TMLR Journal 2024 Journal Article
Learning Tree-Structured Composition of Data Augmentation
- Dongyue Li
- Kailai Chen
- Predrag Radivojac
- Hongyang R. Zhang
Data augmentation is widely used in scenarios where one needs to train a neural network given little labeled data. A common practice of augmentation training is applying a composition of multiple transformations sequentially to the data. Existing augmentation methods such as RandAugment rely on domain expertise to select a list of transformations, while other methods such as AutoAugment formulate an optimization problem over a search space of size $k^d$, which is the number of sequences of length $d$, given a list of $k$ transformation functions. In this paper, we focus on designing efficient algorithms whose running time complexity is much faster than the worst-case complexity of $O(k^d)$, provably. We propose a new algorithm to search for a binary tree-structured composition of $k$ transformations, where each tree node corresponds to one transformation.

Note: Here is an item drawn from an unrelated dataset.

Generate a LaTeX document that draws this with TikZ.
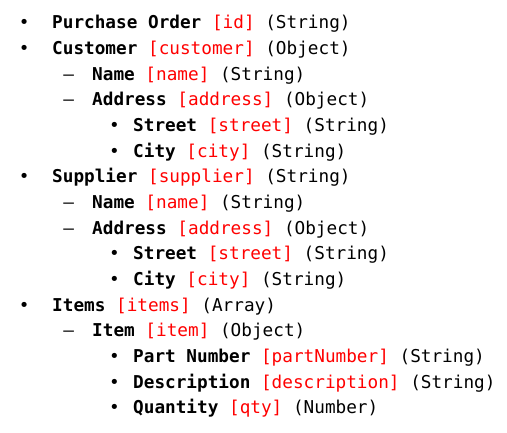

The binary tree generalizes sequential augmentations, such as the one constructed by SimCLR. Using a top-down, recursive search procedure, our algorithm achieves a runtime complexity of $O(2^d k)$, which is much faster than $O(k^d)$ as $k$ increases above $2$. We apply the algorithm to tackle data distributions with heterogeneous subpopulations, by searching for one tree in each subpopulation, and then learn a weighted combination, leading to a forest of the trees. We validate the proposed algorithms on numerous graph and image data sets, including a multi-label graph classification data set we collected. The data set exhibits significant variations in the sizes of graphs and their average degrees, making it ideal for studying data augmentation. We show that our approach can reduce the computation cost (measured by GPU hours) by 43% over existing augmentation search methods while improving performance by 4.3%. Extensive experiments on contrastive learning also validate the benefit of our approach. The tree structures can be used to interpret the relative importance of each transformation, such as identifying the important transformations on small vs. large graphs.